Thinkers like the Catholic priest Thomas Berry have been incredibly influential. He argued that we are in a time of deep crisis and that what we need is a “New Story,” a new way of understanding the universe and our place in it that combines the insights of modern science with the spiritual wisdom of the world’s ancient traditions. This new story would once again see the universe and nature not as a dead machine, but as a sacred, living community of which we are a part. This spiritual reawakening is a sign of hope, suggesting that the old connection to nature is not lost, but is being reborn in a new and powerful way.
Conclusion: Re-Weaving the Sacred Connection
The story of how religion influenced human connections with nature is a vast and winding one, filled with both light and shadow. We have seen how early animistic beliefs forged a deep sense of kinship with a living world, leading to a sustainable and respectful relationship with nature. We have explored the Dharmic traditions of the East, which see the natural world as a direct manifestation of the divine, a web of interconnected life in which we are all participants. We have also examined the complex legacy of the Abrahamic faiths, which hold within them the conflicting ideas of dominion and stewardship, a tension that has led to both the exploitation and the dedicated protection of nature.
The legacy is therefore a dual one. On one hand, certain interpretations of religious texts have undeniably been used to justify the domination and misuse of the natural world. On the other hand, buried within these same traditions is a profound wellspring of ecological wisdom, a deep understanding that the Earth is a sacred gift, a living community that must be treated with reverence, care, and respect.

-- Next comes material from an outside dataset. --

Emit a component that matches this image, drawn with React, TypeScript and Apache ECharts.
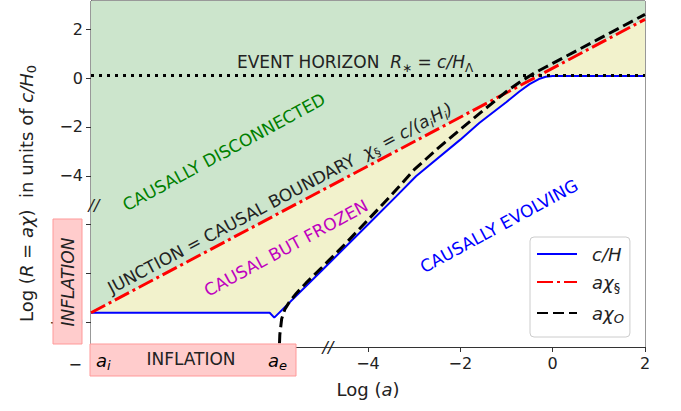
import React, { useEffect, useRef } from 'react';
import * as echarts from 'echarts';

const F = 'DejaVu Sans';

// axis ticks / labels
const xTickValues = [-10, -8, -6, -4, -2, 0, 2];
const xLabelValues = [-4, -2, 0, 2];
const yTickValues = [-10, -8, -6, -4, -2, 0, 2];
const yLabelValues = [-10, -4, -2, 0, 2];

// c/H (blue)
const blueLogA = [-10, -6.13, -6.03, -5, -4, -3.4, -2.96, -2, -1.59, -1, -0.72, -0.5, -0.3, -0.15, 0, 2];
const blueLogR = [-9.6, -9.6, -9.8, -7.87, -5.99, -4.86, -4.02, -2.52, -1.84, -0.98, -0.55, -0.25, -0.04, 0.05, 0.08, 0.08];

// a chi_§ (red dash-dot)
const redLogA = [-10, 2];
const redLogR = [-9.6, 2.4];

// a chi_O (black dashed)
const blackLogA = [-5.93, -5.91, -5.87, -5.8, -5.7, -5.55, -5.35, -5, -4.5, -4, -3.5, -3, -2.5, -2, -1.5, -1, -0.7, -0.4, -0.15, 0, 1, 2];
const blackLogR = [-11.5, -10.5, -9.85, -9.45, -9.15, -8.8, -8.4, -7.75, -6.8, -5.8, -4.8, -3.75, -2.9, -2.1, -1.32, -0.55, -0.15, 0.2, 0.45, 0.6, 1.6, 2.6];

// event horizon (dotted)
const horizonLogA = [-10, 2];
const horizonLogR = [0.1, 0.1];

const seriesNames = ['c/H', 'aχ§', 'aχO'];

const pairs = (xs: number[], ys: number[]) => xs.map((x, i) => [x, ys[i]]);
const fmt = (v: number) => (v < 0 ? '\u2212' + Math.abs(v) : String(v));

const richSet = (size: number, color: string) => ({
  n: { fontFamily: F, fontSize: size, color, lineHeight: size + 6 },
  i: { fontFamily: F, fontSize: size, color, fontStyle: 'italic', lineHeight: size + 6 },
  s: { fontFamily: F, fontSize: Math.round(size * 0.7), color, lineHeight: size + 6, verticalAlign: 'bottom' },
  si: { fontFamily: F, fontSize: Math.round(size * 0.7), color, fontStyle: 'italic', lineHeight: size + 6, verticalAlign: 'bottom' },
});

const legendLabel: Record<string, string> = {
  'c/H': '{i|c/H}',
  'aχ§': '{i|aχ}{s|§}',
  'aχO': '{i|aχ}{si|O}',
};

const deg = (d: number) => (d * Math.PI) / 180;

export default function App() {
  const ref = useRef<HTMLDivElement>(null);
  useEffect(() => {
    if (!ref.current) return;
    const chart = echarts.init(ref.current, null, { renderer: 'svg' });
    const annot = (x: number, y: number, text: string, color: string, rot: number, align = 'center') => ({
      type: 'text',
      x,
      y,
      rotation: deg(rot),
      z: 100,
      style: {
        text,
        fontFamily: F,
        fontSize: 17,
        fill: color,
        align,
        verticalAlign: 'middle',
        rich: richSet(17, color),
      },
    });
    chart.setOption({
      animation: false,
      backgroundColor: '#fff',
      grid: { left: 91, right: 36, top: 1, bottom: 64, show: true, borderColor: '#333', borderWidth: 1, backgroundColor: '#fff' },
      xAxis: {
        type: 'value',
        min: -10,
        max: 2,
        axisLine: { onZero: false, lineStyle: { color: '#333' } },
        axisTick: { customValues: xTickValues, length: 5, lineStyle: { color: '#333' } },
        axisLabel: { customValues: xLabelValues, formatter: fmt, fontSize: 16, color: '#222', fontFamily: F, margin: 8 },
        splitLine: { show: false },
        name: '{n|Log (}{i|a}{n|)}',
        nameLocation: 'middle',
        nameGap: 30,
        nameTextStyle: { rich: richSet(18, '#222') },
      },
      yAxis: {
        type: 'value',
        min: -11,
        max: 3.15,
        axisLine: { onZero: false, lineStyle: { color: '#333' } },
        axisTick: { customValues: yTickValues, length: 5, lineStyle: { color: '#333' } },
        axisLabel: { customValues: yLabelValues, formatter: fmt, fontSize: 16, color: '#222', fontFamily: F, margin: 8 },
        splitLine: { show: false },
        name: '{n|Log (}{i|R}{n| = }{i|aχ}{n|)  in units of }{i|c/H}{s|0}',
        nameLocation: 'middle',
        nameRotate: 90,
        nameGap: 52,
        nameTextStyle: { rich: richSet(18, '#222'), padding: [0, 39, 0, 0] },
      },
      legend: {
        data: seriesNames,
        orient: 'vertical',
        left: 530,
        top: 237,
        itemWidth: 40,
        itemHeight: 14,
        itemGap: 10,
        padding: [8, 6, 12, 6],
        backgroundColor: 'rgba(255,255,255,0.85)',
        borderColor: '#ccc',
        borderWidth: 1,
        borderRadius: 4,
        itemStyle: { opacity: 0 },
        formatter: (name: string) => legendLabel[name] || name,
        textStyle: { fontSize: 18, fontFamily: F, color: '#222', padding: [0, 0, 0, 10], rich: richSet(18, '#222') },
      },
      series: [
        {
          type: 'line', data: pairs(redLogA, redLogR), symbol: 'none', silent: true, z: 1,
          lineStyle: { width: 0 }, areaStyle: { color: 'rgb(204,229,204)', origin: 'end', opacity: 1 },
        },
        {
          type: 'line', data: pairs(redLogA, redLogR), symbol: 'none', silent: true, z: 2,
          lineStyle: { width: 0 }, areaStyle: { color: 'rgb(242,242,204)', origin: 'start', opacity: 1 },
        },
        {
          type: 'line', data: pairs(blueLogA, blueLogR), symbol: 'none', silent: true, z: 3,
          lineStyle: { width: 0 }, areaStyle: { color: '#ffffff', origin: 'start', opacity: 1 },
        },
        {
          name: 'c/H', type: 'line', data: pairs(blueLogA, blueLogR), symbol: 'none', z: 4,
          itemStyle: { color: '#0000ff' }, lineStyle: { color: '#0000ff', width: 2 },
        },
        {
          name: 'aχ§', type: 'line', data: pairs(redLogA, redLogR), symbol: 'none', z: 5,
          itemStyle: { color: '#ff0000' }, lineStyle: { color: '#ff0000', width: 3, type: [16, 4, 3, 4] },
        },
        {
          name: 'aχO', type: 'line', data: pairs(blackLogA, blackLogR), symbol: 'none', z: 6,
          itemStyle: { color: '#000' }, lineStyle: { color: '#000', width: 3, type: [11, 5] },
        },
        {
          type: 'line', data: pairs(horizonLogA, horizonLogR), symbol: 'none', z: 7, silent: true,
          lineStyle: { color: '#000', width: 3, type: [3, 5] },
        },
      ],
      graphic: [
        annot(237, 62, 'EVENT HORIZON  {i|R}{s|∗}{n| = }{i|c/H}{s|Λ}', '#222', 0, 'left'),
        annot(224, 152, 'CAUSALLY DISCONNECTED', '#008000', 28.5),
        annot(280, 198, 'JUNCTION = CAUSAL BOUNDARY  {i|χ}{s|§}{n| = }{i|c/(a}{si|i}{i|H}{si|i}{i|)}', '#222', 28),
        annot(286, 248, 'CAUSAL BUT FROZEN', '#bf00bf', 28.5),
        annot(499, 226, 'CAUSALLY EVOLVING', '#0000ff', 28.5),
        {
          type: 'text', z: 90, x: 82, y: 364,
          style: { text: '\u2212', fontFamily: F, fontSize: 16, fill: '#222', align: 'right', verticalAlign: 'middle' },
        },
        {
          type: 'rect', z: 100,
          shape: { x: 53, y: 219, width: 29, height: 125 },
          style: { fill: '#ffcccc', stroke: '#ff9999', lineWidth: 1 },
        },
        {
          type: 'text', z: 101, x: 68, y: 282, rotation: deg(90),
          style: { text: 'INFLATION', fontFamily: F, fontSize: 17, fontStyle: 'italic', fill: '#222', align: 'center', verticalAlign: 'middle' },
        },
        {
          type: 'rect', z: 100,
          shape: { x: 90, y: 344, width: 206, height: 32 },
          style: { fill: '#ffcccc', stroke: '#ff9999', lineWidth: 1 },
        },
        {
          type: 'text', z: 101, x: 96, y: 360,
          style: { text: '{i|a}{si|i}', rich: richSet(18, '#222'), align: 'left', verticalAlign: 'middle' },
        },
        {
          type: 'text', z: 101, x: 191, y: 359,
          style: { text: 'INFLATION', fontFamily: F, fontSize: 17, fill: '#222', align: 'center', verticalAlign: 'middle' },
        },
        {
          type: 'text', z: 101, x: 268, y: 360,
          style: { text: '{i|a}{si|e}', rich: richSet(18, '#222'), align: 'left', verticalAlign: 'middle' },
        },
        {
          type: 'text', z: 101, x: 94, y: 205,
          style: { text: '//', fontFamily: F, fontSize: 16, fontStyle: 'italic', fill: '#222', align: 'center', verticalAlign: 'middle' },
        },
        {
          type: 'text', z: 101, x: 328, y: 347,
          style: { text: '//', fontFamily: F, fontSize: 16, fontStyle: 'italic', fill: '#222', align: 'center', verticalAlign: 'middle' },
        },
      ],
    });
    return () => chart.dispose();
  }, []);
  return <div ref={ref} style={{ position: 'fixed', left: 0, top: 0, width: 681, height: 411 }} />;
}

Today, as we face unprecedented environmental challenges, this ancient wisdom is more relevant than ever. Re weaving this sacred connection to nature may be one of the most important tasks of the 21st century. It requires us to look beyond a purely scientific or economic view of the world and to rediscover the sense of awe, wonder, and moral responsibility that our spiritual traditions have offered for millennia. In doing so, we may find not only a path to a more sustainable future for our planet, but also a deeper and more meaningful connection to the beautiful world of nature that is our only home.